And that should do it.

Make sure your flow is using a synchronous processing strategy

In all fairness, MuleSoft has done as much as they can to make sure you know to do this when configuring watermaking (if you don't believe me, check it out right after point 2). But impatient me didn't read this, and therfore forgot to do this, so maybe you will to. You need to be sure your flow is using a synchronous processing strategy:

<flow name="sync" processingStrategy="synchronous">

When I first started working on my data sync, I was worried about what would happen if the sync didn't finish before the next polling event triggered. Would it break? Would it process duplicate elements?

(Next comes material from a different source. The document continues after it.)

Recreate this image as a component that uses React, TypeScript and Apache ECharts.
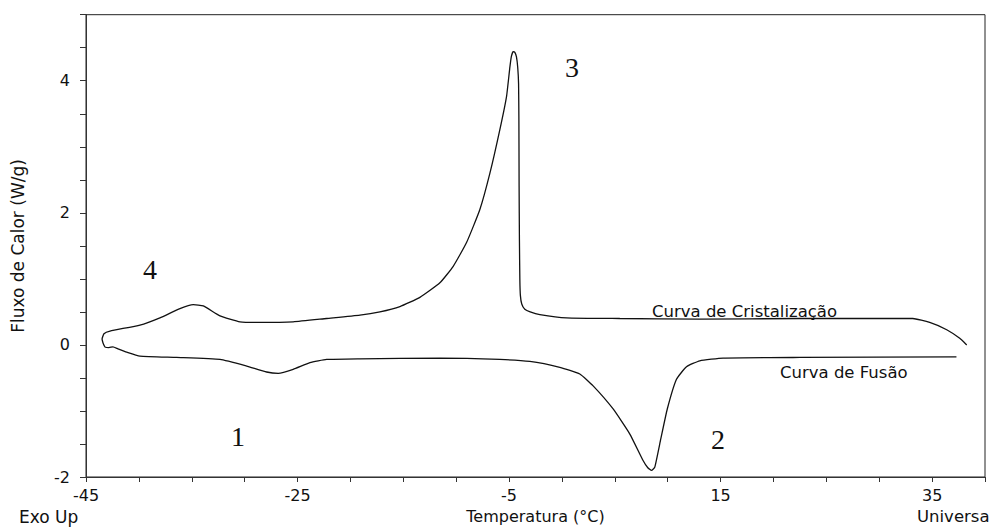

Turns out you don't need to worry about this because you're forced to use a synchronous process strategy when using the watermark feature. If you don't use a synchronous processing strategy, you'll get a nice reminder with this error:

Watermarking requires synchronous polling

So whenever you see that, just make sure the processing strategy for the flow encapsulating the poller is synchronous.

The .mule directory

The watermarking feature uses an ObjectStore to persist the watermark variable between application runs. For example, the first time you run your flow, you might grab every auto-incremented ID greater than 1 from a particular database table, because your default-expression was 1. Let's say that 1000 was the last ID processed. You stop the application. Now let's say you made some optimizations and you want to determine if they will process the first 1000 records more efficiently. You run your application, the poller executes, and nothing happens. It keeps trying to grab records with an ID greater than 1000, but there are none. So, how do you reset the default value?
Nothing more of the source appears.